====== Input data ======
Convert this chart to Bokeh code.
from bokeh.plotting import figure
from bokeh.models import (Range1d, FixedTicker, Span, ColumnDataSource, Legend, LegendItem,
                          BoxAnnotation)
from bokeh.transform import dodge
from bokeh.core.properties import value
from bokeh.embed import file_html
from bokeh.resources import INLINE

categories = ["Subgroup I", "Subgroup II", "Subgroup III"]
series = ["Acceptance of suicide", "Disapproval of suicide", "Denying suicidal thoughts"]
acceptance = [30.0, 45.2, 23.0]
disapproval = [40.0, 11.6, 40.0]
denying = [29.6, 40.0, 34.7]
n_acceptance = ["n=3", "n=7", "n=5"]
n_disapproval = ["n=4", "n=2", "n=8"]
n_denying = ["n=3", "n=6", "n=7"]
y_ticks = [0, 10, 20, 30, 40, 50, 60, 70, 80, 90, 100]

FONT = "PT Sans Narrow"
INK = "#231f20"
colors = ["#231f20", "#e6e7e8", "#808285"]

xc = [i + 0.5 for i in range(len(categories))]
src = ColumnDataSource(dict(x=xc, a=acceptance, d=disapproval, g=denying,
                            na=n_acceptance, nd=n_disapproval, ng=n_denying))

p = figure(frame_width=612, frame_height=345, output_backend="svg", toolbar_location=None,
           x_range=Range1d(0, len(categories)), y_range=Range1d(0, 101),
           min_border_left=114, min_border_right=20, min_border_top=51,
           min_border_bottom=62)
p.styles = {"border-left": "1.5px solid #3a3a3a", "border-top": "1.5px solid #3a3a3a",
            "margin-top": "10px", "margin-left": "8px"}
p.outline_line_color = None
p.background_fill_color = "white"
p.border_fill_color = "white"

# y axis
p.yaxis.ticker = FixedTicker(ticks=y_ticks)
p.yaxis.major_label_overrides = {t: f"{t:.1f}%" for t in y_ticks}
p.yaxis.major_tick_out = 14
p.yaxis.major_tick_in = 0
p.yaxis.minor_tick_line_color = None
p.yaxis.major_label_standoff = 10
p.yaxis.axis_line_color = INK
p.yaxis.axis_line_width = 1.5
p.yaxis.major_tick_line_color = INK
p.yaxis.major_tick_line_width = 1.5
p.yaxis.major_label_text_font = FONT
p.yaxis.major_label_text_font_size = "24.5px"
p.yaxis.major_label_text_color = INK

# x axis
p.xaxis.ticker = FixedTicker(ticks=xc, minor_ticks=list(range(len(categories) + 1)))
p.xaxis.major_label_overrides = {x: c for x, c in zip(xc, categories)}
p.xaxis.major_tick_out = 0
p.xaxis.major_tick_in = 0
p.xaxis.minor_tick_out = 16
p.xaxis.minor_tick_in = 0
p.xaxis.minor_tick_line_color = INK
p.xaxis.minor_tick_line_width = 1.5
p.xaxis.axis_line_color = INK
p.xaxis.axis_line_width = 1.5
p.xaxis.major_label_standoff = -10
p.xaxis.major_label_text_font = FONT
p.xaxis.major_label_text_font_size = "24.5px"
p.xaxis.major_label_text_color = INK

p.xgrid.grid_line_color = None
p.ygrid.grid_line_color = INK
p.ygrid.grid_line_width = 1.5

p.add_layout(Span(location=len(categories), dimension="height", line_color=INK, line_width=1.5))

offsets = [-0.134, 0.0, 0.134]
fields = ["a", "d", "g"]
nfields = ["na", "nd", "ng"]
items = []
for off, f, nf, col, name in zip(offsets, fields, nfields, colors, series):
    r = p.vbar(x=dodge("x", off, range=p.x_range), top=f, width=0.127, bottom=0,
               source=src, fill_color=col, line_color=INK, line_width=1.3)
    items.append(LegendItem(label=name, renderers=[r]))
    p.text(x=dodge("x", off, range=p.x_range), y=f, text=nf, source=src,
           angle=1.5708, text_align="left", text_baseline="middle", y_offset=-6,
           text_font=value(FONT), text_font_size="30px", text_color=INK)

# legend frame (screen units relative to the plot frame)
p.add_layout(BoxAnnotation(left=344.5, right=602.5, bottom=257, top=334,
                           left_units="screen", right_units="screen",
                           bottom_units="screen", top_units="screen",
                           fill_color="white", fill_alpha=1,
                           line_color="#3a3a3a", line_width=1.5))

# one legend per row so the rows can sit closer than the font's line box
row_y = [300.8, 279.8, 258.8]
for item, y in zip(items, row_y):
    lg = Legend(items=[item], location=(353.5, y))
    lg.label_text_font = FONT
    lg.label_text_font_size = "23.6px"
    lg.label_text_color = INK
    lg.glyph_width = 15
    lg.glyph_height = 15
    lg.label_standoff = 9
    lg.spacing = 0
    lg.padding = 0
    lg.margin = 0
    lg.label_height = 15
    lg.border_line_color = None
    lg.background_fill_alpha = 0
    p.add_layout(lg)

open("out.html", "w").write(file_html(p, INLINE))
======
====== Input data ======
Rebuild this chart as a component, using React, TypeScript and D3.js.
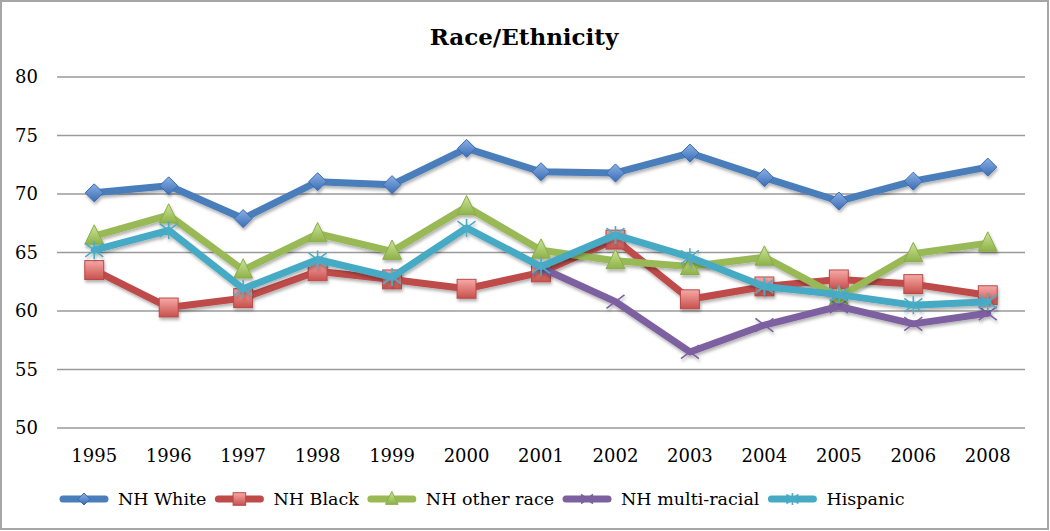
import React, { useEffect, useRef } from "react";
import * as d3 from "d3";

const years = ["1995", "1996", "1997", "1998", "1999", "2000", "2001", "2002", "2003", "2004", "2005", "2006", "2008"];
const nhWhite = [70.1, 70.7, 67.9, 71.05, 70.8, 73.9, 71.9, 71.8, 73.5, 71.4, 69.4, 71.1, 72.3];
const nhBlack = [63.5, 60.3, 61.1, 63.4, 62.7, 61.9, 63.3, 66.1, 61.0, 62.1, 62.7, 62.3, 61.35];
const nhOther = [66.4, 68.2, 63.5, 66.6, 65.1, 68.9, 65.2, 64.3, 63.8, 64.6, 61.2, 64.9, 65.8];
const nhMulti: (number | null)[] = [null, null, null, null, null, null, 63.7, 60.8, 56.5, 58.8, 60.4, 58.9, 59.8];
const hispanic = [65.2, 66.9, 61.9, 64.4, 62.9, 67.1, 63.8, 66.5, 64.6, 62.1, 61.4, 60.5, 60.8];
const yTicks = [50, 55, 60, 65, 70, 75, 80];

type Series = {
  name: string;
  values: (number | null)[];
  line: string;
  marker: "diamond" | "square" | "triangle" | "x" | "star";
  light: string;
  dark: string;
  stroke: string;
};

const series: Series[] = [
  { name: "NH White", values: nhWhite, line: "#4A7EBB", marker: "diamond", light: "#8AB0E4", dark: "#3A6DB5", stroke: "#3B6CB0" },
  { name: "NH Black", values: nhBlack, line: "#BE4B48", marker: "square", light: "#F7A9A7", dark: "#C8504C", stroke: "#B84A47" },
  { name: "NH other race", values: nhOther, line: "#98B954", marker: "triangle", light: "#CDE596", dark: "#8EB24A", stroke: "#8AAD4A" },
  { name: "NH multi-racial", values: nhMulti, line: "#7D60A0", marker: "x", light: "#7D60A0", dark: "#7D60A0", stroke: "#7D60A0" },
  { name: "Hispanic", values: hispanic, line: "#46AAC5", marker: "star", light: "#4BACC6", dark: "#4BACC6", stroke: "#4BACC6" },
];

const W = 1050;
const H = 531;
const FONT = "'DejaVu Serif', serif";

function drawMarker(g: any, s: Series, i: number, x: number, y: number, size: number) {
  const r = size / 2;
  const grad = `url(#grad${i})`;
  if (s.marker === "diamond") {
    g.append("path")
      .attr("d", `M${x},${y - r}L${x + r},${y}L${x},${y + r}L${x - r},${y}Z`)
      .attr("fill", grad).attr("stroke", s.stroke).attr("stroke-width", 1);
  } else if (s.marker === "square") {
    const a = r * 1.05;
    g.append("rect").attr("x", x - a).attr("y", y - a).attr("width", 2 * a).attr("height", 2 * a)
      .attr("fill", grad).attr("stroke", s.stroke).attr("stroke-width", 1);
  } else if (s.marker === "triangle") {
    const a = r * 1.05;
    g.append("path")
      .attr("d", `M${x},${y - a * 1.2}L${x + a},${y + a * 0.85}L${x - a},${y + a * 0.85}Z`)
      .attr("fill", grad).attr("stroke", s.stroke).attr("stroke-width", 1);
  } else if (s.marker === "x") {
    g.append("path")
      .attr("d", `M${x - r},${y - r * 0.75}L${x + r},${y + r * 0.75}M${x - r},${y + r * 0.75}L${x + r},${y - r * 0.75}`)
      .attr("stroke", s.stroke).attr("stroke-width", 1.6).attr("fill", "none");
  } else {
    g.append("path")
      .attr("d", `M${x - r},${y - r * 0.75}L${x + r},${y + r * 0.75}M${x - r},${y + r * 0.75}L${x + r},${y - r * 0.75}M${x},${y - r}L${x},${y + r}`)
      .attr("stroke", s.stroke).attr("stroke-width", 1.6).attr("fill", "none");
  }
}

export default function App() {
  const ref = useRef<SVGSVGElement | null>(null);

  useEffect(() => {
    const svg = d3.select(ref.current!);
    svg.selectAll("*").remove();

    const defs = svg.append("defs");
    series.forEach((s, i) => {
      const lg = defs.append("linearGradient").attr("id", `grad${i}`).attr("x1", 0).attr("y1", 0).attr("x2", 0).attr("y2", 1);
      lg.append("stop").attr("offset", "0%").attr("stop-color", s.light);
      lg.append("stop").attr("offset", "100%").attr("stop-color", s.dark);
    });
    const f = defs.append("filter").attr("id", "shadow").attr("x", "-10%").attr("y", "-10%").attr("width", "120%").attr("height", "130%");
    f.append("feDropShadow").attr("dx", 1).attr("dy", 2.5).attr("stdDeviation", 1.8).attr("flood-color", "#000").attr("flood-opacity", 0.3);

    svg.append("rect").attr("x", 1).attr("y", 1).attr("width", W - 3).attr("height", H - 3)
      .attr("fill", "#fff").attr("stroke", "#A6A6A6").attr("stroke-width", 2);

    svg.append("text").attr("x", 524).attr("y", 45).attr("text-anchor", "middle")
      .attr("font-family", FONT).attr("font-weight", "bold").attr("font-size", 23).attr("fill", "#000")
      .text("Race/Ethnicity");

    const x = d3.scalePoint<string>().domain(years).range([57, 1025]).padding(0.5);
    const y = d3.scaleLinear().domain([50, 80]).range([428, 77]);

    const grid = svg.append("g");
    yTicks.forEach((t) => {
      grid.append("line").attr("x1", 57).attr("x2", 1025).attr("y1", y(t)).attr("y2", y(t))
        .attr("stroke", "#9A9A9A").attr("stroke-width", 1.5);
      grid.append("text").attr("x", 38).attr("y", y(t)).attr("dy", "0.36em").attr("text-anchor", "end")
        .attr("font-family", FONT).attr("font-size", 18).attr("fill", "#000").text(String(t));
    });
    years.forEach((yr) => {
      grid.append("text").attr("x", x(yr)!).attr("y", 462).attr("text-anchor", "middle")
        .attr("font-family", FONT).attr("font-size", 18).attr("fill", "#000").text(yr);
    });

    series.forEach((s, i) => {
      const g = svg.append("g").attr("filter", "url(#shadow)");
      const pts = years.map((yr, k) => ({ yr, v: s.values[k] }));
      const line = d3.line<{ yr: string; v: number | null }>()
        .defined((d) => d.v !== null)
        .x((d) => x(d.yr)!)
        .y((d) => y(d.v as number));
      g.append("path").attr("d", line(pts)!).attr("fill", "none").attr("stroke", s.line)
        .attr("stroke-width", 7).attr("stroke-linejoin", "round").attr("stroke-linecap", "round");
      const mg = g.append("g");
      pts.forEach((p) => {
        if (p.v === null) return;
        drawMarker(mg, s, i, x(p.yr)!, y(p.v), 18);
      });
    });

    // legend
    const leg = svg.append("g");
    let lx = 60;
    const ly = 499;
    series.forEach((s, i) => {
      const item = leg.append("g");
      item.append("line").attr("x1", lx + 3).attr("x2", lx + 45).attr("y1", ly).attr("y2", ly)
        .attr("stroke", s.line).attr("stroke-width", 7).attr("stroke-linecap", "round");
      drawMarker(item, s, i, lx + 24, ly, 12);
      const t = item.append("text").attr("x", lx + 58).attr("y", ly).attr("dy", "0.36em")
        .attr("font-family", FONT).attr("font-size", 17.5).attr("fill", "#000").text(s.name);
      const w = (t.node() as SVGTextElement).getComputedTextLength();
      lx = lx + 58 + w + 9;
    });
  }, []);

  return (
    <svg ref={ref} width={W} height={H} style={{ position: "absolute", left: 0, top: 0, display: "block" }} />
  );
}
======
# [Exercise prompt]
Repeat exactly the part that opens with the line containing "Rebuild this chart" and closes with the line containing "import * as". Include both end lines, and drop the pictures.

# [Solved exercise]
Rebuild this chart as a component, using React, TypeScript and D3.js.
import React, { useEffect, useRef } from "react";
import * as d3 from "d3";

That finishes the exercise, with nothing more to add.